Input: s = "PAYPALISHIRING", numRows = 4
Output: "PINALSIGYAHRPI"
Explanation:
P     I    N
A   L S  I G
Y A   H R
P     I
Example 3:

Input: s = "A", numRows = 1
Output: "A"


Constraints:

1 <= s.length <= 1000
s consists of English letters (lower-case and upper-case), ',' and '.'.
1 <= numRows <= 1000

Solution

We need to iterate over each character in the string and determine at each point which row the character belongs to. We can determine which row the character belongs to easily with a separate variable that contains the value of the current row. The tricky part is in determing how the current row should transition to the next row for the next iteration. This can be done with a boolean variable isTravelingDown that we switch on when the row reaches the top row (at index 0) and switching it off once the row reaches the bottom row (numRows - 1).
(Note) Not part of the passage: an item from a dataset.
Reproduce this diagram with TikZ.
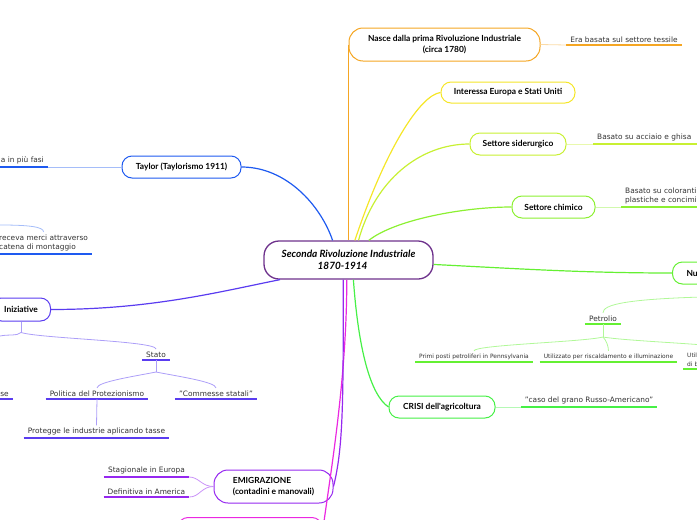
\documentclass[tikz,border=0pt]{standalone}
\usepackage{fontspec}
\setmainfont{DejaVu Sans}
\newfontfamily\topicfont{Lato}
\definecolor{cRoot}{RGB}{110,50,140}
\definecolor{cOrange}{RGB}{245,166,35}
\definecolor{cYellow}{RGB}{245,230,40}
\definecolor{cSider}{RGB}{200,240,50}
\definecolor{cChim}{RGB}{140,240,50}
\definecolor{cNuove}{RGB}{100,240,50}
\definecolor{cCrisi}{RGB}{70,240,70}
\definecolor{cTaylor}{RGB}{30,90,240}
\definecolor{cInizi}{RGB}{90,60,240}
\definecolor{cEmig}{RGB}{150,40,240}
\definecolor{cMagenta}{RGB}{235,40,225}
\begin{document}
\begin{tikzpicture}[
    x=1pt, y=-1pt,
    topic/.style={draw, fill=white, rounded corners=10pt, line width=1pt, align=center, inner sep=0pt,
        font=\topicfont\bfseries\fontsize{8.4}{11}\selectfont},
    leaf/.style={anchor=south, inner xsep=4pt, inner ysep=2.5pt, text=black!80,
        font=\fontsize{7.4}{9.5}\selectfont},
    leafsmall/.style={leaf, font=\fontsize{5.9}{8.5}\selectfont},
    link/.style={line width=1.2pt},
    twig/.style={line width=0.8pt},
    uline/.style={line width=1.6pt}
    ]
	\useasboundingbox (0,0) rectangle (697,520);
	\clip (0,0) rectangle (697,520);
	% main topic
	\node [topic, draw=cRoot, line width=1.3pt, rounded corners=15pt, minimum width=169pt, minimum height=38pt,
		align=left, font=\topicfont\bfseries\itshape\fontsize{10}{12.5}\selectfont] (root) at (348.5,260)
		{Seconda Rivoluzione Industriale\\\hspace*{3.6em}1870-1914};
	% right side
	\node [topic, draw=cOrange, rounded corners=14pt, minimum width=191pt, minimum height=33pt] (nasce) at (444.5,44.5)
		{Nasce dalla prima Rivoluzione Industriale\\(circa 1780)};
	\node [leaf] (tessile) at (624,45) {Era basata sul settore tessile};
	\node [topic, draw=cYellow, minimum width=134pt, minimum height=21pt] (europa) at (508,92.5) {Interessa Europa e Stati Uniti};
	\node [topic, draw=cSider, minimum width=96pt, minimum height=22pt] (sider) at (518,144) {Settore siderurgico};
	\node [leaf, anchor=south west, text width=110pt, align=left] (acciaio) at (593,144) {Basato su acciaio e ghisa};
	\node [topic, draw=cChim, minimum width=83pt, minimum height=22pt] (chim) at (553.5,207) {Settore chimico};
	\node [leaf, anchor=south west, text width=110pt, align=left] (coloranti) at (621,207) {Basato su coloranti\\plastiche e concimi};
	\node [topic, draw=cNuove, anchor=west, minimum width=100pt, minimum height=22pt, text width=72pt, align=left] (nuove) at (672,273) {Nu};
	\node [leaf] (petrolio) at (603,324) {Petrolio};
	\node [leafsmall] (primi) at (474,362) {Primi posti petroliferi in Pennsylvania};
	\node [leafsmall] (riscald) at (608.5,362) {Utilizzato per riscaldamento e illuminazione};
	\node [leafsmall, anchor=south west, text width=100pt, align=left] (util) at (683,369) {Util\\di b};
	\node [topic, draw=cCrisi, minimum width=106pt, minimum height=22pt] (crisi) at (442,407) {CRISI dell'agricoltura};
	\node [leaf] (grano) at (589,407) {"caso del grano Russo-Americano"};
	% left side
	\node [topic, draw=cTaylor, minimum width=119pt, minimum height=22pt] (taylor) at (181.5,167) {Taylor (Taylorismo 1911)};
	\node [leaf, anchor=south east] (fasi) at (48,167) {a in più fasi};
	\node [leaf, anchor=south west, align=left] (catena) at (-5,254) {receva merci attraverso\\catena di montaggio};
	\coordinate (catin) at (0,225);
	\node [topic, draw=cInizi, anchor=east, minimum width=59pt, minimum height=23pt] (iniz) at (51,309.5) {Iniziative};
	\coordinate (inizleft) at (0,336);
	\node [leaf, anchor=south east] (se) at (13,399) {se};
	\node [leaf] (stato) at (156,360) {Stato};
	\node [leaf] (protez) at (97,399) {Politica del Protezionismo};
	\node [leaf] (commesse) at (216,399) {"Commesse statali"};
	\node [leaf] (tasse) at (96.5,438) {Protegge le industrie aplicando tasse};
	\node [topic, draw=cEmig, rounded corners=14pt, minimum width=119pt, minimum height=33pt, align=left] (emig) at (273.5,486.5)
		{EMIGRAZIONE\\(contadini e manovali)};
	\node [leaf] (stagion) at (146.5,477) {Stagionale in Europa};
	\node [leaf] (america) at (146.5,497) {Definitiva in America};
	\node [topic, draw=cMagenta, anchor=north, minimum width=144pt, minimum height=30pt] (ultimo) at (250,517) {};
	% underlines
	\foreach \n/\c in {tessile/cOrange, acciaio/cSider, coloranti/cChim, petrolio/cNuove, primi/cNuove,
		riscald/cNuove, util/cNuove, grano/cCrisi, fasi/cTaylor, catena/cTaylor, se/cInizi, stato/cInizi,
		protez/cInizi, commesse/cInizi, tasse/cInizi, stagion/cEmig, america/cEmig}
		\draw [uline, \c] (\n.south west) -- (\n.south east);
	% branches
	\draw [link, cTaylor] (taylor.east) .. controls +(45,0) and +(-12,-35) .. (root.129);
	\draw [link, cOrange] (nasce.west) -- (nasce.west |- root.north);
	\draw [link, cYellow] (root.72) .. controls (385,150) and (420,95) .. (europa.west);
	\draw [link, cSider] (root.63) .. controls (375,180) and (420,144) .. (sider.west);
	\draw [link, cChim] (root.44) .. controls +(25,-20) and +(-50,0) .. (chim.west);
	\draw [link, cNuove] (root.-3) .. controls +(80,4) and +(-90,0) .. (nuove.west);
	\draw [link, cCrisi] (root.-76) .. controls +(5,70) and +(-18,-12) .. (crisi.west);
	\draw [link, cMagenta] (root.-95) .. controls +(0,100) and +(8,-60) .. (ultimo.east);
	\draw [link, cEmig] (root.-105) .. controls +(0,120) and +(10,-40) .. (emig.east);
	\draw [link, cInizi] (iniz.east) .. controls +(100,0) and +(-60,12) .. (root.196);
	% leaves
	\draw [twig, cOrange!40] (nasce.east) -- (tessile.south west);
	\draw [twig, cSider!40] (sider.east) -- (acciaio.south west);
	\draw [twig, cChim!40] (chim.east) -- (coloranti.south west);
	\draw [twig, cCrisi!40] (crisi.east) -- (grano.south west);
	\draw [twig, cTaylor!40] (fasi.south east) -- (taylor.west);
	\draw [twig, cTaylor!40] (catin) .. controls +(30,0) and +(0,-5) .. (catena.north);
	\draw [twig, cNuove!50] (nuove.south) -- ++(0,12) coordinate (nufork);
	\draw [twig, cNuove!50] (nufork) .. controls +(-100,2) and +(0,-8) .. (petrolio.north);
	\draw [twig, cNuove!50] (petrolio.south) -- ++(0,13) coordinate (petfork);
	\draw [twig, cNuove!50] (petfork) .. controls +(-20,5) and +(0,-6) .. (primi.north);
	\draw [twig, cNuove!50] (petfork) .. controls +(3,3) and +(0,-5) .. (riscald.north);
	\draw [twig, cNuove!50] (petfork) .. controls +(30,5) and +(0,-6) .. (util.north);
	\draw [twig, cInizi!50] (iniz.south) -- ++(0,11) coordinate (inizfork);
	\draw [twig, cInizi!50] (inizfork) .. controls +(-5,4) and +(10,-2) .. (inizleft);
	\draw [twig, cInizi!50] (inizfork) .. controls +(20,6) and +(0,-8) .. (stato.north);
	\draw [twig, cInizi!50] (stato.south) -- ++(0,12) coordinate (statofork);
	\draw [twig, cInizi!50] (statofork) .. controls +(-20,4) and +(0,-6) .. (protez.north);
	\draw [twig, cInizi!50] (statofork) .. controls +(20,4) and +(0,-6) .. (commesse.north);
	\draw [twig, cInizi!50] (protez.south) -- (tasse.north);
	\draw [twig, cEmig!50] (stagion.south east) .. controls +(10,0) and +(-12,0) .. (emig.west);
	\draw [twig, cEmig!50] (america.south east) .. controls +(10,0) and +(-12,0) .. (emig.west);
\end{tikzpicture}
\end{document}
Then in each iteration we can check whether we're traveling down the list of rows (incrementing the row variable) or up it (decrementing the row variable) by checking the isTravelingDown switch.

In code:

class Solution {
    public String convert(String s, int numRows) {
        // handling edge cases early
        if (numRows >= s.length() || numRows == 1)
            return s;

        // using StringBuilders for the rows to avoid heavy string concatenations
        StringBuilder[] rows = new StringBuilder[numRows];
        for (int i = 0; i < numRows; i++) {
            rows[i] = new StringBuilder();
        }

        int row = 0;
        boolean isTravelingDown = true;
        for (var ch : s.toCharArray()) {
            rows[row].append(ch);
            if (row == 0)
                isTravelingDown = true;
            else if (row == numRows - 1)
                isTravelingDown = false;

            row += isTravelingDown ? 1 : -1;
        }

        StringBuilder result = new StringBuilder();
        for (var sb : rows) {
            result.append(sb.toString());
        }

        return result.toString();
    }
}

This has a time complexity of O(n) since we're traversing the string once. The space complexity is also O(n) since we create a final string containing n characters.